Call a subset $H \subset S_n$ "simple" if for every $q \in S_n$, there is some $p \in H$ such that $pq$ is cyclic (i.e. consists of a single cycle of length $n$).
Is there some characterization known of either simple on non-simple subsets ? I'm interested in any computational techniques for implementing a fast test. In my case $n$ is in the range 10..20 and the sets are not large -- 50 elements at most but there are a large number of them -- around 400M and computing products of each with the full symmetric group is prohibitive. Thanks.
In my case the identity permutation is always a member of the candidate subsets $H$ so we can make that assumption if it is useful. Let $C \subset S_n$ be the set of cyclic permutations. As @Aaron observes below, the criterion is equivalent to $CH = S_n$ and $H$ must have at least $n$ elements. We see also that $H$ must include at least one cyclic permutation in order to cover the identity and also, if $H$ is simple, so is $pHp^{-1}$.
As an example, for $n = 3$, $S_n = \{I, p_1, p_2, p_3, p_4, p_5\}$ where $p_1 = (12), p_2 = (01), p_3 = (012), p_4 = (021), p_5 = (02)$, there are 6 simple sets which include $I$: $H_1 = \{I, p_1, p_2, p_3\}$, $H_2 = \{I, p_1, p_2, p_4\}$, $H_3 = \{I, p_1, p_3, p_5\}$, $H_4 = \{I, p_1, p_4, p_5\}$, $H_5 = \{I, p_2, p_3, p_5\}$, $H_6 = \{I, p_2, p_4, p_5\}$.

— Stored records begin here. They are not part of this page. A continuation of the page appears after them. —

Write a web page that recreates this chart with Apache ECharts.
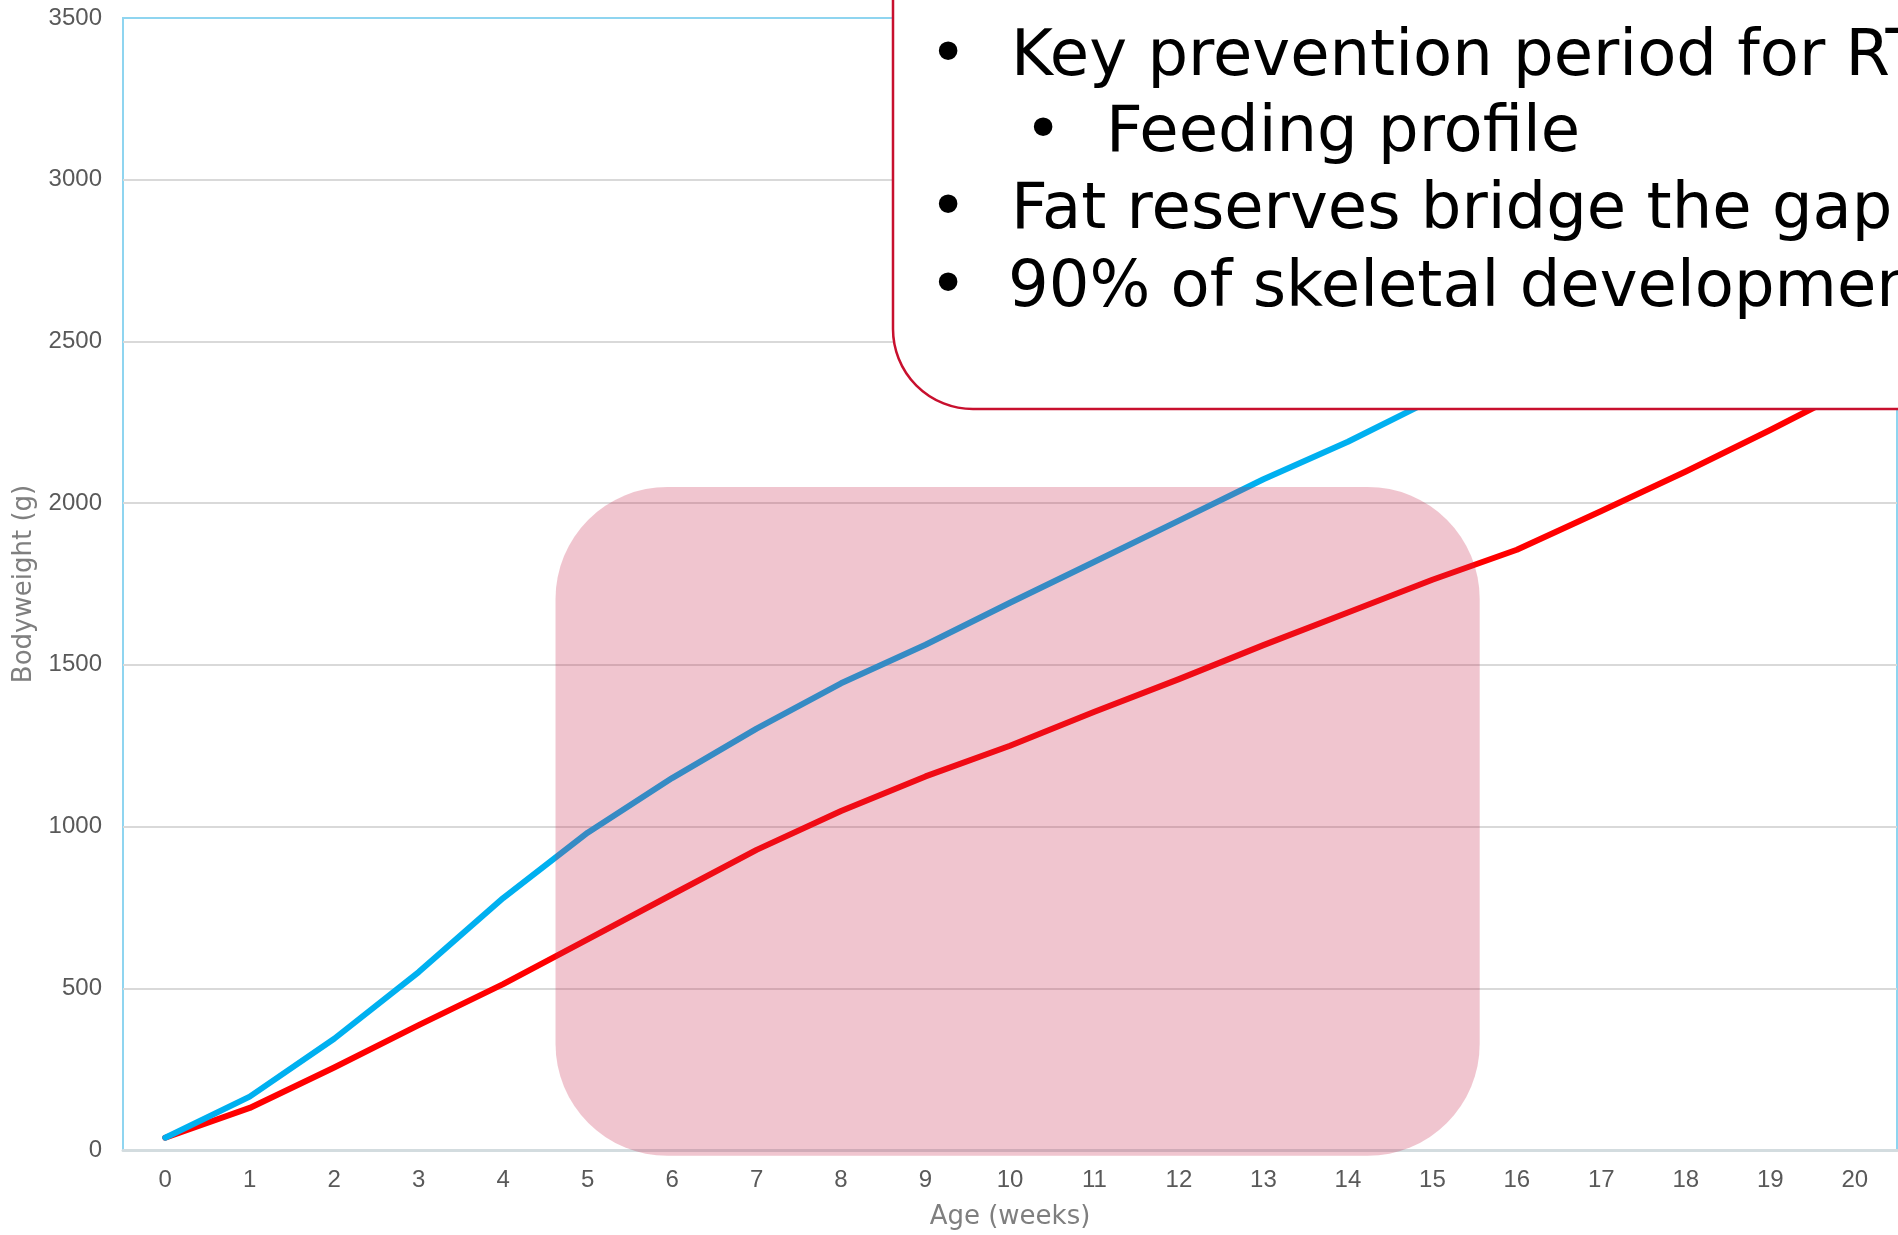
<!DOCTYPE html>
<html>
<head>
<meta charset="utf-8">
<title>Bodyweight by age</title>
<script src="https://cdn.jsdelivr.net/npm/echarts@6/dist/echarts.min.js"></script>
<style>
  html, body { margin: 0; padding: 0; background: #fff; }
  #main { width: 1898px; height: 1235px; }
</style>
</head>
<body>
<div id="main"></div>
<script>
// age in weeks (category axis)
var weeks = ['0', '1', '2', '3', '4', '5', '6', '7', '8', '9', '10',
  '11', '12', '13', '14', '15', '16', '17', '18', '19', '20']
// bodyweight (g); the blue line runs under the callout after week 15
var blueWeights = [38, 165, 344, 550, 779, 981, 1150, 1303, 1443, 1562, 1692,
  1819, 1946, 2074, 2190, 2320, 2430, 2540, 2650, 2760, 2870]
var redWeights = [38, 130, 255, 386, 513, 651, 790, 928, 1048, 1155, 1250,
  1355, 1456, 1561, 1662, 1763, 1856, 1976, 2098, 2226, 2360]
var yTicks = { min: 0, max: 3500, step: 500 }
// highlighted period (weeks) and its top (g)
var period = { from: 4.62, to: 15.56, top: 2050, bottom: -18 }
var callout = [
  { bullet: 948, x: 1011, y: 58, text: 'Key prevention period for RT' },
  { bullet: 1043, x: 1106, y: 134, text: 'Feeding profile' },
  { bullet: 948, x: 1011, y: 211, text: 'Fat reserves bridge the gap' },
  { bullet: 948, x: 1008, y: 289, text: '90% of skeletal development' }
]

var labelFont = '"Liberation Sans", Arial, sans-serif'
var nameFont = '"DejaVu Sans", sans-serif'

var calloutGraphics = [{
  type: 'rect',
  id: 'calloutBox',
  z: 20,
  shape: { x: 893, y: -120, width: 1200, height: 529, r: 80 },
  style: { fill: '#ffffff', stroke: '#C8102E', lineWidth: 2.5 }
}]
callout.forEach(function (c, i) {
  calloutGraphics.push({
    type: 'text', id: 'bul' + i, z: 21,
    style: { text: '\u2022', x: c.bullet, y: c.y, font: '64px ' + nameFont, fill: '#000', textAlign: 'center', textVerticalAlign: 'middle' }
  })
  calloutGraphics.push({
    type: 'text', id: 'txt' + i, z: 21,
    style: { text: c.text, x: c.x, y: c.y, font: '64px ' + nameFont, fill: '#000', textAlign: 'left', textVerticalAlign: 'middle' }
  })
})

var option = {
  animation: false,
  backgroundColor: '#ffffff',
  grid: {
    left: 123,
    right: 1,
    top: 18,
    bottom: 85,
    show: true,
    borderColor: '#8FD5F0',
    borderWidth: 2
  },
  xAxis: {
    type: 'category',
    boundaryGap: true,
    data: weeks,
    name: 'Age (weeks)',
    nameLocation: 'middle',
    nameGap: 54,
    nameTextStyle: { fontFamily: nameFont, fontSize: 26, color: '#7f7f7f' },
    axisLine: { lineStyle: { color: '#D3DCDF', width: 3 } },
    axisTick: { show: false },
    axisLabel: { margin: 18, fontFamily: labelFont, fontSize: 24, color: '#595959' }
  },
  yAxis: {
    type: 'value',
    min: yTicks.min,
    max: yTicks.max,
    interval: yTicks.step,
    name: 'Bodyweight (g)',
    nameLocation: 'middle',
    nameGap: 78,
    nameTextStyle: { fontFamily: nameFont, fontSize: 26, color: '#7f7f7f' },
    axisLine: { show: false },
    axisTick: { show: false },
    axisLabel: {
      margin: 21, fontFamily: labelFont, fontSize: 24, color: '#595959',
      formatter: function (v) { return String(v) }
    },
    splitLine: { showMinLine: false, showMaxLine: false, lineStyle: { color: '#D9D9D9', width: 2 } }
  },
  series: [
    {
      name: 'red',
      type: 'line',
      data: redWeights,
      symbol: 'none',
      lineStyle: { color: '#FF0000', width: 6, cap: 'round', join: 'round' },
      z: 3
    },
    {
      name: 'blue',
      type: 'line',
      data: blueWeights,
      symbol: 'none',
      lineStyle: { color: '#00B0F0', width: 6, cap: 'round', join: 'round' },
      z: 4
    }
  ],
  graphic: calloutGraphics
}

var chart = echarts.init(document.getElementById('main'))
chart.setOption(option)

// pink period box, placed through the axes
var px0 = chart.convertToPixel({ xAxisIndex: 0 }, 0)
var pxStep = chart.convertToPixel({ xAxisIndex: 0 }, 1) - px0
var boxLeft = px0 + period.from * pxStep
var boxRight = px0 + period.to * pxStep
var boxTop = chart.convertToPixel({ yAxisIndex: 0 }, period.top)
var boxBottom = chart.convertToPixel({ yAxisIndex: 0 }, period.bottom)
chart.setOption({
  graphic: [{
    type: 'rect',
    id: 'periodBox',
    z: 10,
    shape: { x: boxLeft, y: boxTop, width: boxRight - boxLeft, height: boxBottom - boxTop, r: 112 },
    style: { fill: 'rgba(199, 41, 79, 0.27)' }
  }]
})
</script>
</body>
</html>
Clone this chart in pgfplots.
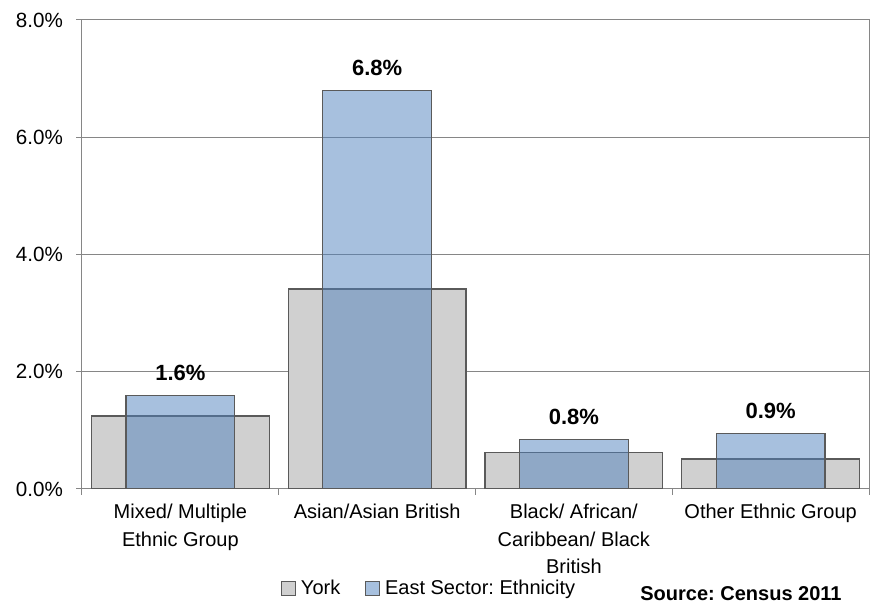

For $n = 4$, the smallest simple set (containing $I$) has 6 elements and there are 36 of them. But what is interesting here is that $|H| > 18 \implies H$ is simple. Not sure how to go about deriving a tight upper bound like this for non-simple sets in the general case but it would obviously yield a very quick test for all sufficiently large sets.